I have been involved in human capital planning for almost 30 years and have started to see evidence of a renewed commitment to talent development. And not just in an effort to make employees "better" at what they have always done, but to push them to rethink what they are doing in the first place, whether it is contributing any longer to the health and longevity of the company, and if perhaps they and the company might be better served if everyone stopped doing what they were doing and tried something different altogether.

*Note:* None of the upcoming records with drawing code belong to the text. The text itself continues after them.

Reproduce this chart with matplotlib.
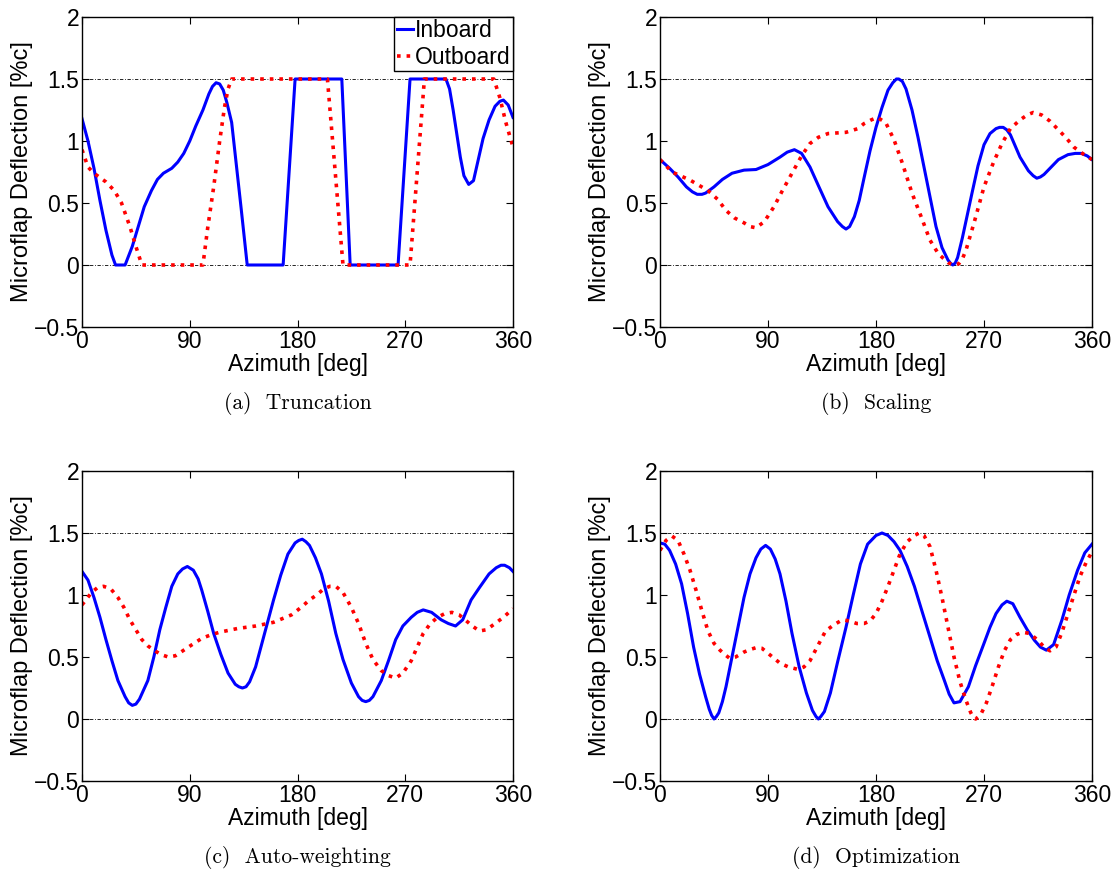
import numpy as np
import matplotlib
matplotlib.use('Agg')
import matplotlib.pyplot as plt

# values: (azimuth deg, deflection %c)
a_in_x = [0, 5, 10, 15, 20, 25, 28, 36, 42, 47, 52, 58, 63, 68, 75, 80, 85, 90, 95, 101, 106, 109, 112, 115, 118, 121, 125, 129, 133, 138,
          168, 178, 217, 224, 264, 274, 304, 307, 310, 313, 316, 319, 323, 327, 331, 335, 340, 345, 349, 352, 356, 360]
a_in_y = [1.18, 1.0, 0.78, 0.52, 0.28, 0.08, 0.0, 0.0, 0.15, 0.31, 0.47, 0.6, 0.69, 0.74, 0.78, 0.83, 0.9, 1.0, 1.12, 1.25, 1.38, 1.44, 1.47, 1.46, 1.41, 1.31, 1.15, 0.8, 0.45, 0.0,
          0.0, 1.5, 1.5, 0.0, 0.0, 1.5, 1.5, 1.42, 1.25, 1.06, 0.87, 0.72, 0.65, 0.68, 0.85, 1.02, 1.17, 1.28, 1.32, 1.33, 1.29, 1.19]
a_out_x = [0, 5, 10, 20, 27, 33, 40, 45, 50, 101, 105, 110, 115, 119, 122, 125, 205, 218, 274, 286, 344, 349, 354, 360]
a_out_y = [0.93, 0.79, 0.74, 0.67, 0.60, 0.50, 0.31, 0.15, 0.0, 0.0, 0.3, 0.63, 1.0, 1.27, 1.42, 1.5, 1.5, 0.0, 0.0, 1.5, 1.5, 1.35, 1.15, 0.95]

b_in_x = [0, 8, 15, 22, 27, 31, 35, 38, 45, 52, 60, 70, 80, 90, 100, 106, 112, 118, 125, 132, 140, 148, 152, 155, 158, 162, 166, 170, 175, 180, 185, 190, 194, 197, 199,
          202, 205, 210, 215, 220, 225, 230, 235, 240, 242, 244, 246, 248, 252, 256, 260, 265, 270, 275, 280, 283, 286, 289, 292, 300, 307, 311, 314, 317, 320, 325, 332, 340, 346, 351, 356, 360]
b_in_y = [0.85, 0.78, 0.71, 0.63, 0.59, 0.57, 0.57, 0.58, 0.63, 0.69, 0.74, 0.765, 0.77, 0.81, 0.87, 0.91, 0.93, 0.9, 0.79, 0.64, 0.47, 0.35, 0.31, 0.29, 0.31, 0.39, 0.52, 0.7, 0.92, 1.11, 1.27, 1.41, 1.47, 1.5, 1.5,
          1.48, 1.42, 1.25, 1.03, 0.79, 0.55, 0.31, 0.14, 0.04, 0.015, 0.0, 0.015, 0.06, 0.22, 0.4, 0.58, 0.8, 0.97, 1.06, 1.1, 1.11, 1.11, 1.09, 1.05, 0.87, 0.76, 0.72, 0.70, 0.71, 0.73, 0.78, 0.85, 0.89, 0.90, 0.90, 0.88, 0.85]
b_out_x = [0, 10, 25, 40, 48, 55, 62, 70, 75, 80, 87, 95, 102, 110, 118, 125, 132, 140, 155, 165, 170, 176, 181, 188, 195, 202, 210, 218, 225, 232, 240, 243, 246,
           249, 252, 255, 262, 270, 278, 285, 292, 300, 306, 311, 318, 325, 330, 338, 345, 352, 360]
b_out_y = [0.85, 0.75, 0.685, 0.6, 0.53, 0.44, 0.38, 0.34, 0.31, 0.30, 0.35, 0.47, 0.6, 0.74, 0.88, 0.98, 1.03, 1.06, 1.07, 1.1, 1.14, 1.17, 1.19, 1.15, 1.01, 0.82, 0.58, 0.38, 0.20, 0.09, 0.02, 0.005, 0.0,
           0.01, 0.05, 0.12, 0.35, 0.63, 0.83, 0.98, 1.1, 1.17, 1.21, 1.23, 1.21, 1.16, 1.11, 1.03, 0.95, 0.9, 0.85]

c_in_x = [0, 5, 10, 15, 20, 25, 30, 36, 39, 42, 45, 48, 55, 60, 65, 70, 75, 80, 84, 88, 93, 97, 100, 105, 110, 116, 122, 128, 131, 134, 137, 140, 145, 150, 155, 160, 166, 172,
          178, 181, 184, 187, 190, 195, 200, 206, 212, 218, 225, 231, 234, 237, 240, 243, 250, 256, 262, 268, 275, 280, 285, 292, 300, 306, 312, 318, 325, 332, 340, 346, 350, 353, 357, 360]
c_in_y = [1.19, 1.12, 0.98, 0.82, 0.64, 0.47, 0.31, 0.18, 0.13, 0.11, 0.12, 0.16, 0.31, 0.5, 0.72, 0.9, 1.07, 1.17, 1.21, 1.23, 1.2, 1.13, 1.04, 0.87, 0.69, 0.52, 0.37, 0.28, 0.26, 0.25, 0.26, 0.3, 0.42, 0.6, 0.78, 0.96, 1.16, 1.33,
          1.42, 1.44, 1.45, 1.43, 1.4, 1.3, 1.17, 0.95, 0.69, 0.48, 0.29, 0.18, 0.15, 0.14, 0.15, 0.18, 0.31, 0.47, 0.64, 0.75, 0.82, 0.86, 0.88, 0.86, 0.80, 0.77, 0.75, 0.8, 0.96, 1.06, 1.17, 1.22, 1.24, 1.24, 1.22, 1.19]
c_out_x = [0, 8, 13, 18, 24, 30, 35, 40, 45, 50, 55, 60, 66, 72, 78, 85, 92, 100, 108, 115, 130, 145, 160, 175, 183, 190, 196, 202, 207, 212, 218, 225, 231,
           237, 243, 250, 256, 262, 268, 275, 280, 285, 291, 297, 303, 309, 315, 320, 326, 332, 338, 345, 352, 360]
c_out_y = [0.92, 1.02, 1.06, 1.07, 1.05, 0.98, 0.9, 0.8, 0.72, 0.64, 0.59, 0.555, 0.52, 0.5, 0.51, 0.555, 0.6, 0.65, 0.68, 0.70, 0.73, 0.75, 0.78, 0.84, 0.9, 0.96, 1.0, 1.05, 1.07, 1.07, 1.02, 0.9, 0.77,
           0.61, 0.48, 0.39, 0.35, 0.33, 0.37, 0.47, 0.58, 0.69, 0.77, 0.82, 0.85, 0.86, 0.84, 0.80, 0.75, 0.71, 0.72, 0.77, 0.82, 0.89]

d_in_x = [0, 4, 8, 13, 18, 23, 28, 33, 38, 41, 43, 45, 47, 49, 52, 55, 60, 65, 70, 75, 80, 84, 88, 92, 96, 100, 105, 110, 116, 122, 127, 130, 132, 134, 137, 142, 148, 155, 161, 167,
          173, 180, 185, 190, 195, 200, 206, 212, 218, 225, 231, 237, 241, 245, 250, 257, 263, 270, 275, 280, 285, 289, 294, 300, 306, 312, 317, 322, 328, 335, 341, 348, 354, 360]
d_in_y = [1.42, 1.41, 1.36, 1.25, 1.09, 0.85, 0.58, 0.36, 0.18, 0.08, 0.03, 0.0, 0.02, 0.05, 0.14, 0.26, 0.5, 0.74, 0.98, 1.17, 1.3, 1.37, 1.40, 1.37, 1.29, 1.17, 0.95, 0.69, 0.42, 0.21, 0.07, 0.02, 0.0, 0.02, 0.06, 0.21, 0.46, 0.74, 1.0, 1.25,
          1.41, 1.48, 1.5, 1.48, 1.43, 1.36, 1.23, 1.07, 0.88, 0.66, 0.47, 0.31, 0.2, 0.13, 0.14, 0.26, 0.43, 0.61, 0.74, 0.85, 0.92, 0.95, 0.93, 0.82, 0.72, 0.635, 0.58, 0.555, 0.6, 0.8, 1.0, 1.2, 1.34, 1.41]
d_out_x = [0, 5, 10, 15, 20, 25, 30, 35, 40, 45, 50, 54, 58, 63, 70, 75, 80, 85, 90, 95, 100, 107, 115, 120, 125, 132, 138, 145, 152, 158, 164, 170, 175,
           180, 185, 190, 195, 200, 206, 212, 216, 220, 225, 230, 235, 240, 245, 250, 255, 259, 261, 263, 265, 268, 272, 277, 282, 287, 292, 297, 302, 308, 315, 320, 325, 330, 335, 340, 345, 350, 355, 360]
d_out_y = [1.36, 1.44, 1.475, 1.44, 1.33, 1.2, 1.04, 0.87, 0.71, 0.61, 0.555, 0.52, 0.49, 0.5, 0.54, 0.56, 0.575, 0.57, 0.53, 0.49, 0.45, 0.42, 0.40, 0.42, 0.47, 0.6, 0.71, 0.76, 0.80, 0.79, 0.77, 0.77, 0.79,
           0.85, 0.95, 1.07, 1.2, 1.33, 1.43, 1.48, 1.5, 1.48, 1.39, 1.2, 0.98, 0.74, 0.50, 0.3, 0.15, 0.05, 0.015, 0.0, 0.015, 0.05, 0.13, 0.27, 0.42, 0.55, 0.64, 0.68, 0.70, 0.69, 0.635, 0.58, 0.55, 0.58, 0.7, 0.85, 1.0, 1.15, 1.26, 1.35]

captions = ['(a)  Truncation', '(b)  Scaling', '(c)  Auto-weighting', '(d)  Optimization']
series = [(a_in_x, a_in_y, a_out_x, a_out_y),
          (b_in_x, b_in_y, b_out_x, b_out_y),
          (c_in_x, c_in_y, c_out_x, c_out_y),
          (d_in_x, d_in_y, d_out_x, d_out_y)]
limits = [0, 1.5]

plt.rcParams['font.family'] = ['Liberation Sans', 'DejaVu Sans']

W, H = 1115, 871
fig = plt.figure(figsize=(W / 100, H / 100), dpi=100)
# axes boxes in pixels: left, right, top, bottom
boxes = [(82, 513, 17, 327), (660, 1092, 17, 327), (82, 513, 471, 781), (660, 1092, 471, 781)]
cap_y = [403, 403, 857, 857]
fs = 16.5

for i, (box, s) in enumerate(zip(boxes, series)):
    l, r, t, b = box
    ax = fig.add_axes([l / W, 1 - b / H, (r - l) / W, (b - t) / H])
    for yv in limits:
        ax.axhline(yv, color='black', linestyle='-.', linewidth=0.6, dashes=(4, 2, 1, 2))
    ax.plot(s[0], s[1], color='blue', linewidth=2.2, label='Inboard')
    ax.plot(s[2], s[3], color='red', linestyle=':', linewidth=2.6, label='Outboard')
    ax.set_xlim(0, 360)
    ax.set_ylim(-0.5, 2)
    ax.set_xticks([0, 90, 180, 270, 360])
    ax.set_yticks([-0.5, 0, 0.5, 1, 1.5, 2])
    ax.set_yticklabels(['\u22120.5', '0', '0.5', '1', '1.5', '2'])
    ax.tick_params(direction='in', top=True, right=True, length=5, labelsize=fs, pad=2)
    ax.set_xlabel('Azimuth [deg]', fontsize=fs, labelpad=0)
    ax.set_ylabel('Microflap Deflection [%c]', fontsize=17, labelpad=1)
    for sp in ax.spines.values():
        sp.set_linewidth(1.0)
    if i == 0:
        leg = ax.legend(loc='upper right', fontsize=fs, handlelength=0.7, handletextpad=0.1,
                        borderaxespad=0.0, borderpad=0.1, labelspacing=0.15, fancybox=False,
                        edgecolor='black', framealpha=1)
        leg.get_frame().set_linewidth(1.0)
    cx = (l + r) / 2 / W
    fig.text(cx, 1 - cap_y[i] / H, captions[i], ha='center', va='center', fontsize=15.5, family='cmr10')

fig.savefig('out.png', dpi=100)
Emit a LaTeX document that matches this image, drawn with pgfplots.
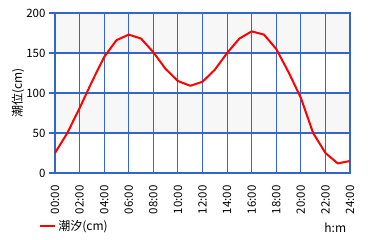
\documentclass[border=0pt]{standalone}
\usepackage{fontspec}
\setmainfont{Noto Sans CJK JP}
\usepackage{pgfplots}
\pgfplotsset{compat=1.18}
\definecolor{gridblue}{HTML}{3464D0}
\definecolor{band}{HTML}{F7F7F7}
\begin{document}
\begin{tikzpicture}
\begin{axis}[
  set layers,
  at={(0,0)}, anchor=south west,
  scale only axis, width=295pt, height=160pt,
  xmin=0, xmax=24, ymin=0, ymax=200,
  xtick={0,2,...,24}, ytick={0,50,...,200},
  xticklabels={00:00,02:00,04:00,06:00,08:00,10:00,12:00,14:00,16:00,18:00,20:00,22:00,24:00},
  grid=major,
  grid style={gridblue, line width=1.1pt},
  axis line style={gridblue, line width=1.1pt},
  xtick style={draw=none},
  ytick style={gridblue, line width=1.1pt},
  ytick pos=left, tick align=outside, major tick length=6pt,
  x tick label style={rotate=90, anchor=east, font=\fontsize{11.5}{11.5}\selectfont, xshift=-3pt},
  y tick label style={font=\fontsize{11.5}{11.5}\selectfont},
  /pgf/number format/assume math mode=true,
  ylabel={潮位(cm)},
  ylabel style={font=\fontsize{12}{12}\selectfont, at={(-0.125,0.5)}, anchor=center},
  legend style={at={(-0.057,-0.33)}, anchor=west, draw=none, fill=none, font=\fontsize{12}{12}\selectfont, inner xsep=1pt},
  legend image code/.code={\draw[red, line width=2pt] (0pt,0pt) -- (15pt,0pt);},
  clip=false,
]
\addplot[fill=band, draw=none, on layer=axis background, forget plot] coordinates {(0,150) (24,150) (24,200) (0,200) (0,150)};
\addplot[fill=band, draw=none, on layer=axis background, forget plot] coordinates {(0,50) (24,50) (24,100) (0,100) (0,50)};
\addplot[red, line width=2pt, line join=round] coordinates {
(0,25) (1,50) (2,81) (3,114) (4,145) (5,166) (6,173) (7,168) (8,151) (9,130) (10,115) (11,109) (12,114) (13,129) (14,150) (15,168) (16,177) (17,173) (18,155) (19,126) (20,94) (21,50) (22,25) (23,12) (24,15)
};
\addlegendentry{潮汐(cm)}
\node[anchor=center, font=\fontsize{12}{12}\selectfont] at (rel axis cs:0.95,-0.34) {h:m};
\end{axis}
\path (-55pt,-67pt) rectangle (325pt,173pt);
\end{tikzpicture}
\end{document}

Indirectly, though still forcefully, the massive business and institutional failures over the past couple of years have been a catalyst for my own employer to think more deeply and deliberately the kind of people it is going to need in the future. And that future will look quite different than the past as a substantial piece of our core business has literally evaporated over the past twelve months. I am hopeful the same sort of thing is happening in Detroit, on Wall Street, and in Washington where I live. For a lot of us it has come down to survival and that may be just the motivation we need to finally start paying real attention to what our people are actually doing.
Posted by: John R. Atkins | January 23, 2009 at 05:18 AM
Amen John. When I hear all the numbers being thrown around as to what it will cost to save Detroit or bail out Wall Street I think it's really important to think about the opportunity costs. How do we prepare America for the future rather than propping up archaic economic models that are no longer viable?
I think it comes down to exactly what you are talking about: Talent development. We have a big choice in front of us. Invest in the past (ie Detroit, Wall Street hucksterism) or invest in the future (ie education, job re-training, clean energy).
I hope (hope hope hope!) that the new Administration chooses to emphasize the latter.